Il dolore della piazza «Volevamo solo giustizia»

Coi familiari delle vittime anche studenti, comitati e qualche esponente politico L’appello all’unità «per restituire dignità e memoria a una comunità dilaniata»

L’AQUILA. «Vergogna, vergogna» è il grido che è risuonato lunedì scorso in Corte d’appello dove è stata emessa la sentenza di secondo grado che ha assolto 6 dei 7 componenti della commissione Grandi rischi che si riunì all’Aquila il 31 marzo 2009. Luminari tutti condannati in primo grado a sei anni per omicidio colposo plurimo e lesioni in relazione alla morte di 29 delle 309 vittime del sisma del 6 aprile 2009. Quello stesso grido ieri sera è risuonato davanti alla prefettura.

«Siamo studenti del liceo Cotugno», afferma William Giordano, uno dei rappresentanti d’istituto. «Abbiamo voluto essere qui perché ricordiamo benissimo quei giorni che hanno preceduto il terremoto che ha devastato la nostra città. Giorni in cui in tanti si affrettarono a tranquillizzare gli aquilani. Noi non vogliamo giustizia a tutti i costi, ma vogliamo riaffermare che nessuno in quei giorni ha fatto nulla per proteggerci». Le persone ieri sera si sono raccolte alla Villa comunale per il primo appuntamento dopo la sentenza che ha ribaltato il precedente verdetto. Altri ne verranno. «Stasera ne siamo abbastanza, qui, ma dobbiamo essere molti di più», dice Roberta, un’altra giovane che non ha voluto mancare al sit-in. «Dobbiamo riprenderci L’Aquila. Lo dico a chi oggi non è qui: uniamoci, ne abbiamo tutti bisogno». Uniti per raccontare la verità storica, non è solo la giustizia a poter restituire dignità e memoria a una comunità dilaniata dal dolore e dalla disgregazione, ma è anche ritrovare la forza e la voglia di testimoniare. «Ho seguito tutte le udienze del processo, quasi una scelta dovuta, come cittadina ritenevo di dover essere lì», dice Anna Colasacco. «E nel corso del processo d’appello mi è parso che fosse stato già tutto deciso. Però noi la verità la conosciamo. Il nostro compito è riunirci e ripartire dal dolore per raccontare a noi, ai nostri concittadini e a chi vive fuori di qui, quella verità».

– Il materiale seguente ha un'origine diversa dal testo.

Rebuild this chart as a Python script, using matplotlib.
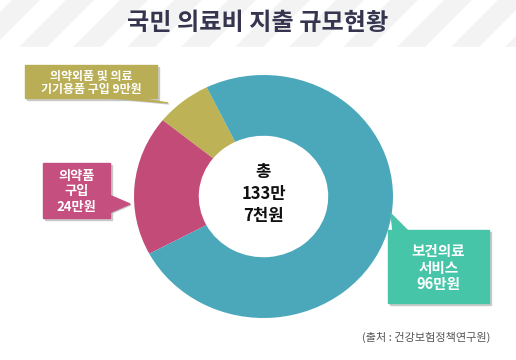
import numpy as np
import matplotlib
matplotlib.use("Agg")
import matplotlib.pyplot as plt
from matplotlib.patches import Rectangle, Polygon

plt.rcParams['font.family'] = ['Noto Sans CJK KR', 'DejaVu Sans']

title = "국민 의료비 지출 규모현황"
labels = ["의약외품 및 의료\n기기용품 구입 9만원", "의약품\n구입\n24만원", "보건의료\n서비스\n96만원"]
values = [9, 24, 96]
colors = ["#BDB255", "#C24B78", "#4BA8BB"]
box_colors = ["#B9AE55", "#C54F7E", "#47C5A9"]
center_text = "총\n133만\n7천원"
source = "(출처 : 건강보험정책연구원)"

W, H = 516, 360
fig = plt.figure(figsize=(W / 100, H / 100), dpi=100)

# overlay in pixel coords
ov = fig.add_axes([0, 0, 1, 1], zorder=2)
ov.set_xlim(0, W)
ov.set_ylim(H, 0)
ov.axis("off")
ov.patch.set_alpha(0)

# title banner with diagonal stripes
ov.add_patch(Rectangle((0, 0), W, 47, color="#F3F3F3", zorder=0))
for x0 in np.arange(-60, W + 60, 54):
    ov.add_patch(Polygon([(x0, 47), (x0 + 24, 47), (x0 + 71, 0), (x0 + 47, 0)],
                         closed=True, color="white", zorder=0.5))
ov.add_patch(Rectangle((0, 47), W, 8, color="white", zorder=0.6))
ov.text(W / 2, 23, title, ha="center", va="center", fontsize=17.4,
        fontweight="bold", color="#35354F", zorder=1)

# donut
cx0, cy0, cx1, cy1 = 134, 75, 393, 318
pax = fig.add_axes([cx0 / W, (H - cy1) / H, (cx1 - cx0) / W, (cy1 - cy0) / H], zorder=1)
pax.pie(values, colors=colors, startangle=116, counterclock=True,
        radius=1, wedgeprops=dict(width=0.5, linewidth=0))
pax.set_aspect("auto")
pax.set_xlim(-1, 1)
pax.set_ylim(-1, 1)
pax.axis("off")
pax.text(0, 0.02, center_text, ha="center", va="center", fontsize=12,
         fontweight="bold", color="#111111", linespacing=1.3)

# callout boxes (x, y, w, h) and pointer triangles
boxes = [(25, 65, 132, 33), (43, 163, 67, 55), (388, 230, 101, 73)]
tails = [
    [(103, 97), (130, 97), (168, 103)],
    [(109, 195), (109, 213), (130, 204)],
    [(393, 231), (408, 231), (391, 214)],
]
sizes = [8.6, 9.5, 10.5]
spacings = [1.0, 1.1, 1.05]
for (x, y, w, h), tail, c, lab, fs, ls in zip(boxes, tails, box_colors, labels, sizes, spacings):
    ov.add_patch(Rectangle((x + 2, y + 2), w, h, color="#BBBBBB", alpha=0.7, zorder=2))
    ov.add_patch(Polygon([(px + 1, py + 1) for px, py in tail], closed=True,
                         color="#BBBBBB", alpha=0.7, zorder=2))
    ov.add_patch(Rectangle((x, y), w, h, color=c, zorder=3))
    ov.add_patch(Polygon(tail, closed=True, color=c, zorder=3))
    ov.text(x + w / 2, y + h / 2 + 1, lab, ha="center", va="center", fontsize=fs,
            fontweight="bold", color="white", linespacing=ls, zorder=4)

ov.text(490, 337, source, ha="right", va="center", fontsize=8, color="#555555")

fig.savefig("out.png", dpi=100)
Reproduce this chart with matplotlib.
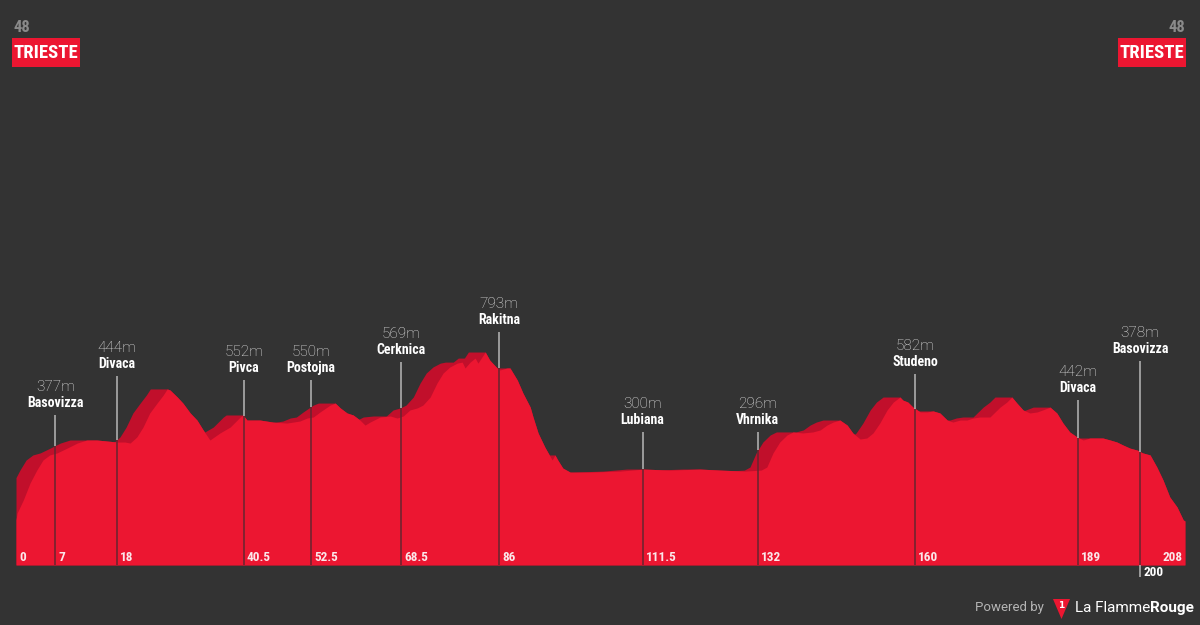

Ci sono giovani, anziani, parenti delle vittime, comitati, rappresentanti delle istituzioni, complessivamente forse non tantissime persone ma insieme per chiedere «verità e giustizia, verità e tutela».

La verità è il dolore dei familiari delle vittime, ma anche di tanti cittadini e di coloro che hanno ascoltato la sentenza d’appello con compostezza, ma vivendola come uno schiaffo, un colpo allo stomaco, quello di chi scopre che l’incubo che vive sembra cancellato dalla storia. E invece è storia vera e drammatica quella di chi ha rasserenato i propri familiari dopo le due scosse della sera del 5 aprile 2009, per aver dato credito agli esperti inviati dal capo della Protezione civile Guido Bertolaso.

«Sì, è vero che i terremoti non si possono prevedere, ma ci siamo fidati di esperti che dicevano di stare tranquilli. Chiamai mio figlio che viveva in centro per farlo venire da me», racconta Liduina, «e mi disse: mamma non c’è da temere, dopo queste scosse hanno detto gli esperti che possiamo stare tranquilli. Mio figlio non è morto ma è rimasto a lungo sotto le macerie». Solo davanti alla prefettura alcuni trovano il coraggio di parlare, e sono soprattutto donne. «L’ Italia non capisce di quanto ti sei fidata degli scienziati e hai affidato a loro la vita dei tuoi cari. L’Italia non capisce che io, e non gli esperti, tutti i giorni faccio i conti con la mia coscienza, perché per due volte ho rimesso a letto i miei figli». La manifestazione si chiude e davanti alla prefettura resta uno striscione con su scritto: «309 ragioni per continuare a lottare».